Free Peru also promised to expel USAID, the US government’s so-called “international development agency” which functions as a key tool for undermining democracy in the region. It has also pledged to close US military bases in Peru.
If followed through, these actions would represent a blow to US imperial interests in Peru and wider Latin America.
Despite the promise of change brought about by Free Peru’s success, a Castillo presidency is faced with the daunting challenges of an ongoing pandemic, a polarised nation, a hostile media, an angered business class and most likely threats from global corporate interests.

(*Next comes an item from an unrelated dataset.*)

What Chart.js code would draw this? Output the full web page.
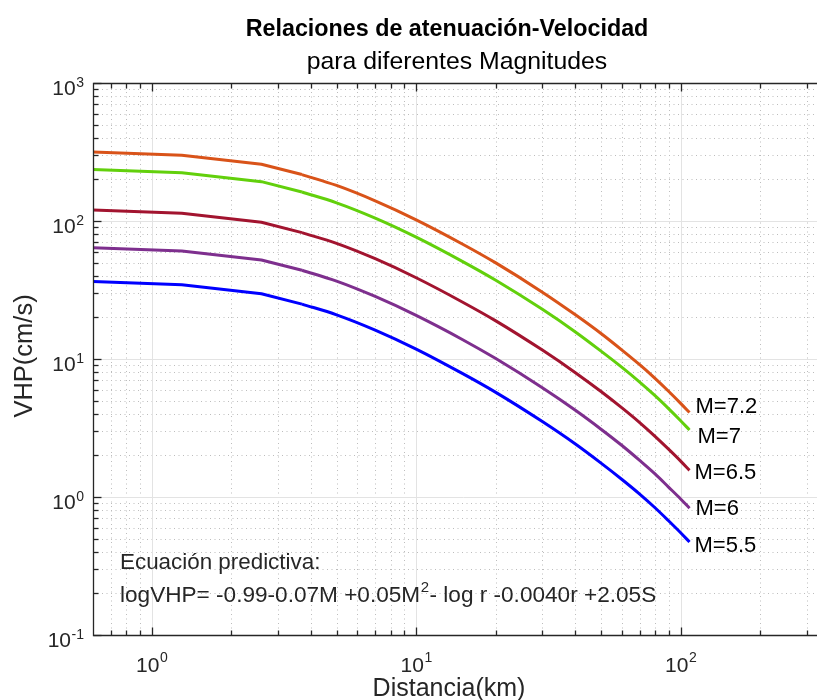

According to data from John Hopkins University, Peru has the highest death rate per capita from COVID-19 in the world. If a Castillo presidency is to succeed, it must address the failing health care system, rampant inequality and lack of an adequate welfare system that has left millions of Peruvians at the mercy of COVID-19.
The pressure from the corporate-owned media, a divided populace, business class and corporate interests will make it difficult for Castillo to enact changes without significant opposition from powerful groups. In previous years, leftist candidates have successfully come to power on radical platforms, before succumbing to these pressures and becoming more moderate.
This highlights that the election of a leftist government, although a positive step, is not the primary vehicle for enacting structural change in Peru. The real vehicles for change are the grassroots movements sweeping across Peru and Latin America demanding rights, justice and equality.
Castillo has been described as socially conservative by some leftists for his views on abortion rights, same sex marriage and gender rights. The influence of the Catholic Church in Peru impacts on the views of many working class Peruvians and the country also has extremely restrictive laws on abortion. However, his victory — and the grassroots democratic process to draft a new constitution — provides a base from which feminists, LGBTI and other social movements can continue to mobilise and push for their demands.
In the days leading up to the election, thousands took to the streets in Lima to protest corruption, Fujimorismo and the neoliberal project. After the election, thousands again took to the streets to oppose Fujimori’s attempt to sabotage democracy.
The ongoing rebellions in neighbouring Chile and Colombia indicate the widespread anti-neoliberal sentiment across several regions of Latin America.
Time will tell if the leftist turn brought about by the voices of millions of people, vying for structural change as an alternative future to neoliberal greed, will represent a new chapter in Peru’s history.